Champions Speakers: Jonathon Porrit

Discover how businesses can embrace sustainable practices, in this exclusive Q&A.

JONHATHON PORRIT, a true climate change champion, sat down with BBeyond Magazine to discuss his incredible career in sustainability. As the co-founder of Forum for the Future and former member of the Green Party, Jonathon has dedicated his life to protect our planet from climate change.

How did you become a sustainability advocate?

Well…I’ve been at it for nearly 50 years! So, I joined the Green Party in 1974 – I joined lots of organisations in the early 1970s. I’m still trying to work out why the world is so utterly stupid when it comes to understanding environmental issues and how critical it is to the future wellbeing of all humankind.

I’ve spent quite a lot of time over the last four or five years working, particularly with young people, so that drives me. These days, I’m trying to support the work of young people’s organisations and make sure we don’t leave the world in even more of a mess for them than we’re currently likely to do.

Out of your sustainability advocacy, what has made you the proudest?

Well, I guess because so many things have flowed from it – I was involved in the Earth Summit in 1992. So, a long time ago, for sure, I spent more than three weeks out in Rio de Janeiro for the Earth Summit.

It was really a crucial time for me because it enabled me to see exactly how many people were beginning to see the world differently, were beginning to understand the nature of the challenges ahead. That included businesses, it included a huge number of other sectors in society, like religious and faith leaders, who were gathered in great numbers in Rio.

And for me, coming off the back off 20 years of campaigning with the Green Party, it opened up a different perspective on how to accelerate change in society. To do that, basically, by working with that kind of energy rather than constantly…well, not working against it, but constantly campaigning to stop people doing bad things.

From that point on, it became obvious to me that it was just as important to enable people to do good things rather than stop doing bad things. That’s pretty much what I’ve spent the last 30 years of my life doing.

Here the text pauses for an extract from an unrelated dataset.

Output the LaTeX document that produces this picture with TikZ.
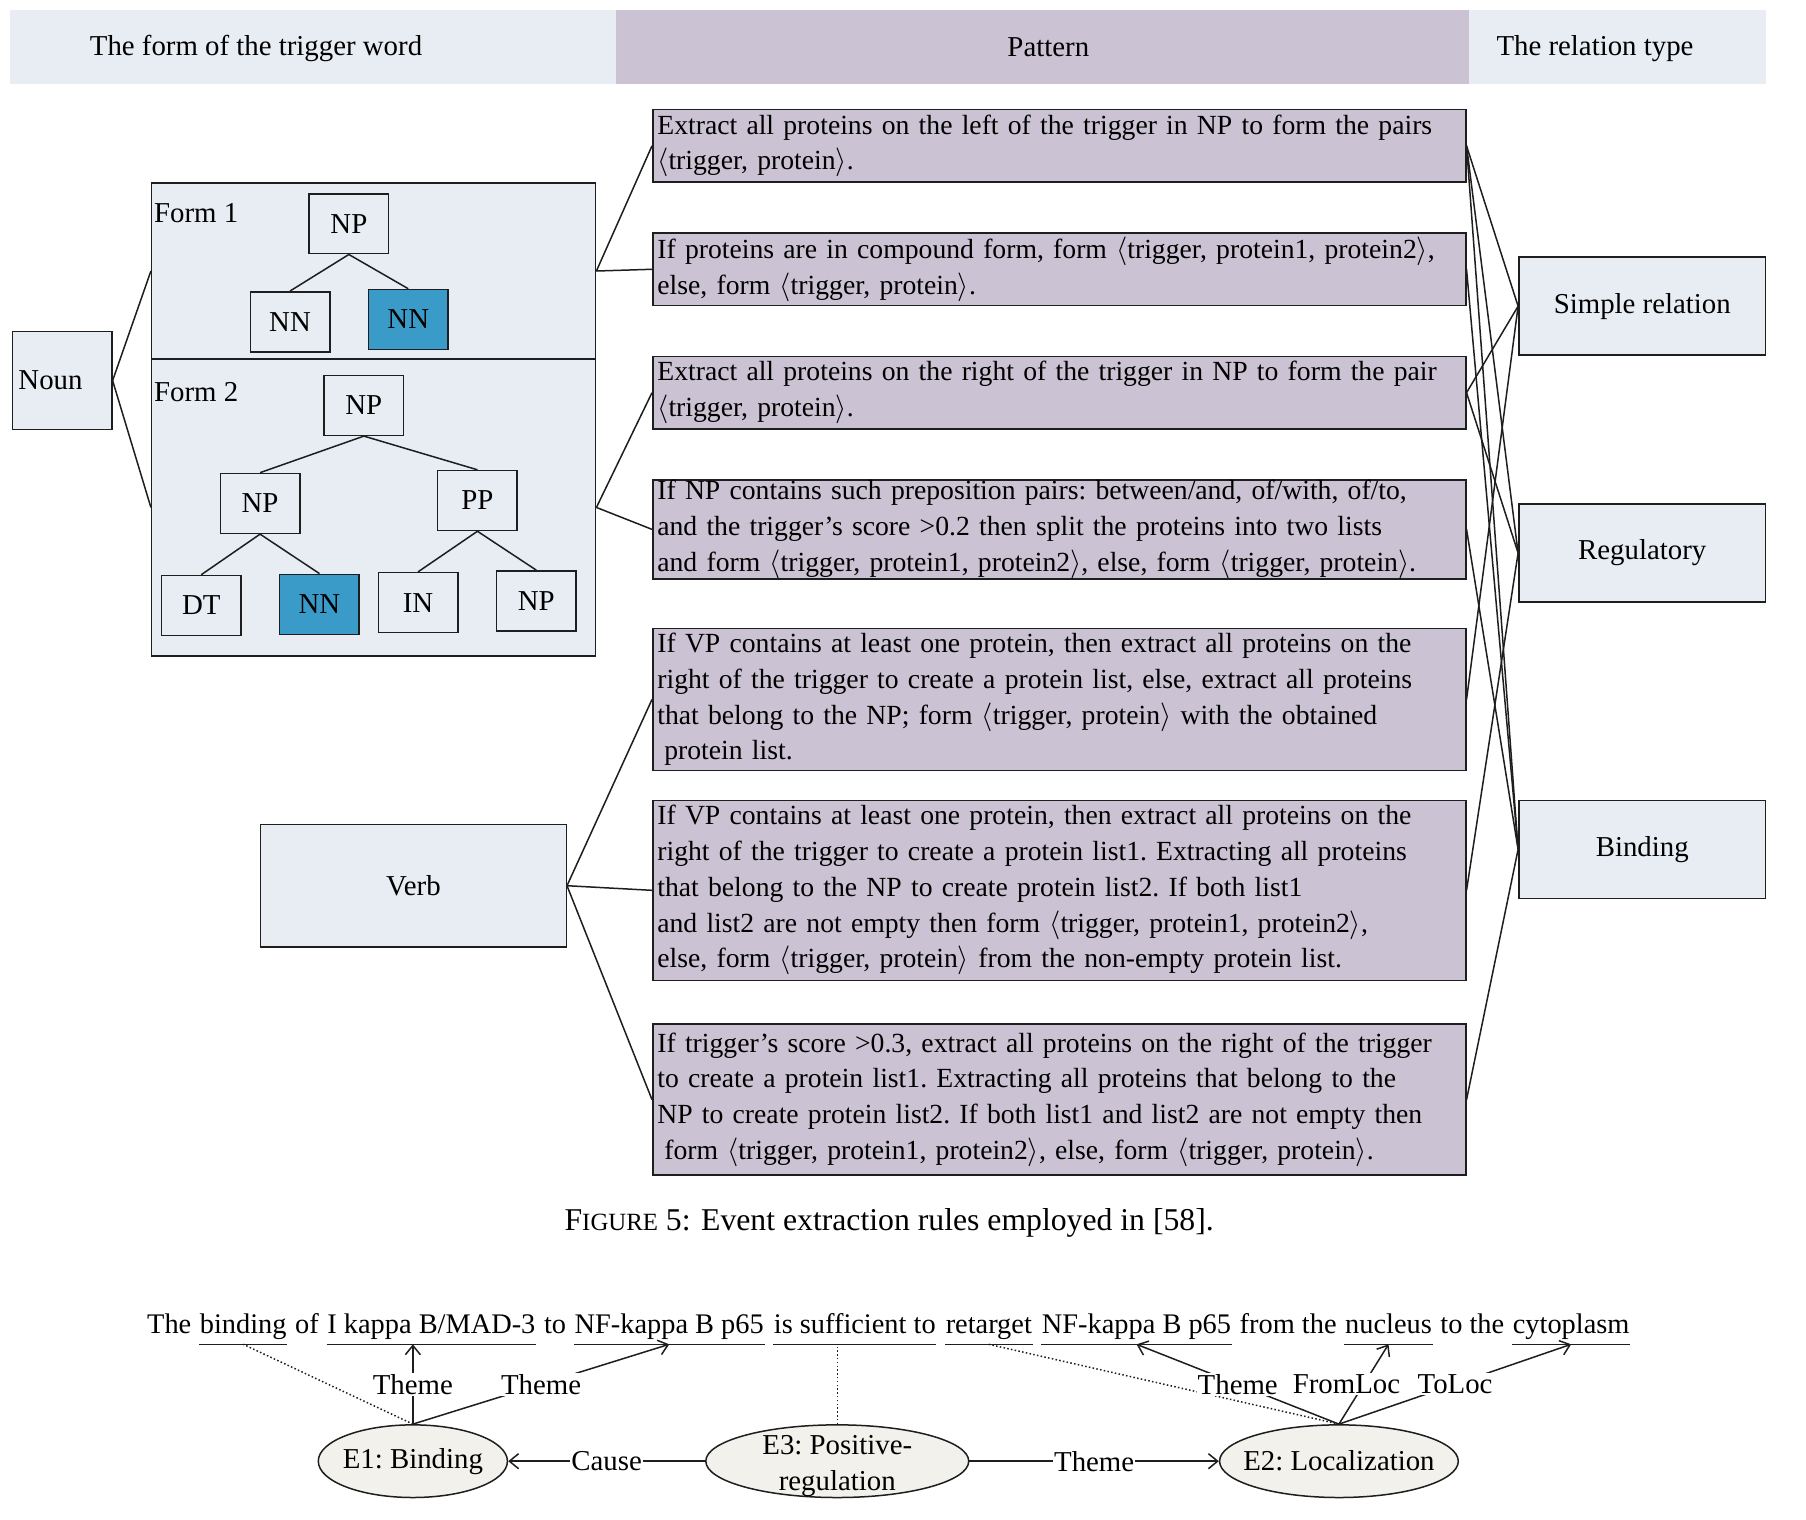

Do you think that businesses are doing enough to protect our planet from climate change?

Well, they’re certainly moving a lot further and faster than they’ve done before. There’s no question about that. Oddly enough, particularly in the last few years, despite the pandemic, corporate sustainability has been prospering!

But it’s very mixed. You get some sectors where companies are doing a lot. If you look, for instance, at the fast-moving consumer goods sector, you can see companies doing enormous amounts to persuade their consumers that they really do care about this stuff.

If you look at some of the more common intensive sectors, for instance, the water industry or cement manufactures or steel production, you can see them gradually waking up. But it’s taken quite a long time for them to commit to the kind of targets that they now need.

So, it’s a sector-by-sector thing. But overall, if you think back maybe ten years ago, you would have had a huge amount of what was described as ‘greenwashing’. These days, there is a lot less greenwashing, but you genuinely do have a lot of companies seriously intent on getting their act together.